Watching the sound

I was curious to see the spectrum of the sound produced from such collected data:

For monitoring purpose, and grid’s assle, my 1D is atm located near of 3phase cables, a wall distant from it’s anchor.
The sound it produce is very agressive: https://youtu.be/B3sRKNWZEhs

Here is the linear spectrum of that sound produced. Before watching it, I expected some rough frequency multiplier on the original captured datas, and now I’m wondering how do you manage to produce that.

and well… Doh!.. I ended questioning and remember I do Fine Tuning, which the webapp is not doing. Here is a less tuned display of the introduction screen.

That script is really cool and I would like to produce sounds from my own computer, without hammering your infra.
Could it be possible to see sharing of its code ?

Regards.

1 Like

Hello muedbundy,

what an interesting thread starter, thank you!
Regarding your request, except for our RSUDP software, we do not release or share our under-the-hood code to the outside.

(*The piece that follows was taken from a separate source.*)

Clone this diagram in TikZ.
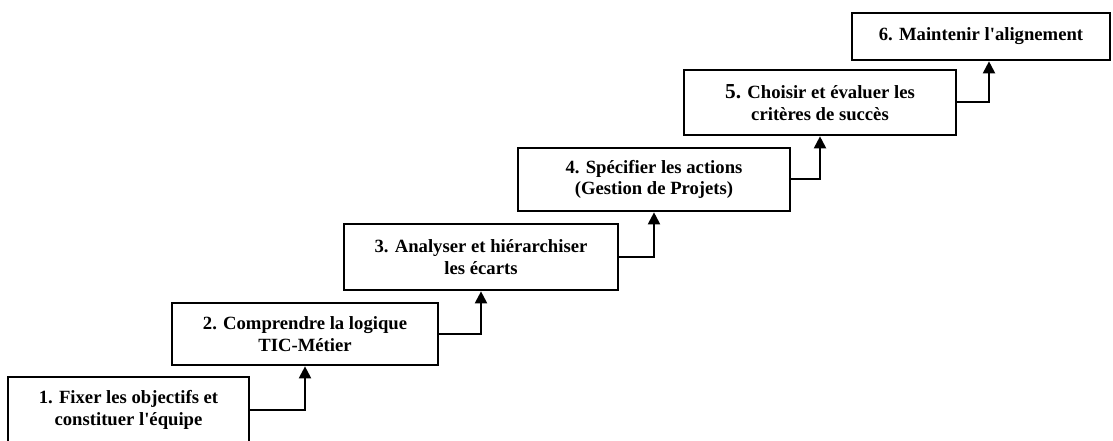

As an alternative, if you have access to a MATLAB installation, there is a package made by IRIS that could suit your purpose: IRIS - SeisSound, the Audio/Video Seismic Waveform Visualization

1 Like

From time to time, last night especially, I’m finding matching activities between audio microphone, the Raspishake, and the Raspiboom, on a dreadful vibro-acoustic situation. So my 3 sensors are set up in different rooms and they phase in.
Thanks to the tip of Mister David Alan, CA, I ordered an Earthworks Audio M23R. It’s a mic having an excellent frequency response and sensitivity. Also a fairly expensive mic (still affordable compared to B&K), but it was worth the money. I have improved a lot in terms of precision with it compared to some “low budget” measuring mics.
This precision is still improvable, I’m ATM trying to set up a Sound Devices MixPre3 II under Linux, but Pulseaudio seems to block any possibility above 44,1kHz 24bits, when that card is able of 192kHz 32bits float . It seems I have to setup some Hackintosh to raise the quality, or a Windows :frowning: a pity…
Here is a picture of those phasing graphics.

Being able to switch octaves and give a colorful noise to those lines will be important. I will check the Mathlab algorithms and portability possibilities. Thank you for that tip.

1 Like

This sounds like a very exciting and interesting project to undertake. I think I remember reading about another user who was testing a microphone in similar conditions, but I cannot remember who this person was.

No problem at all! If you want to keep the community updated on your progress, feel free!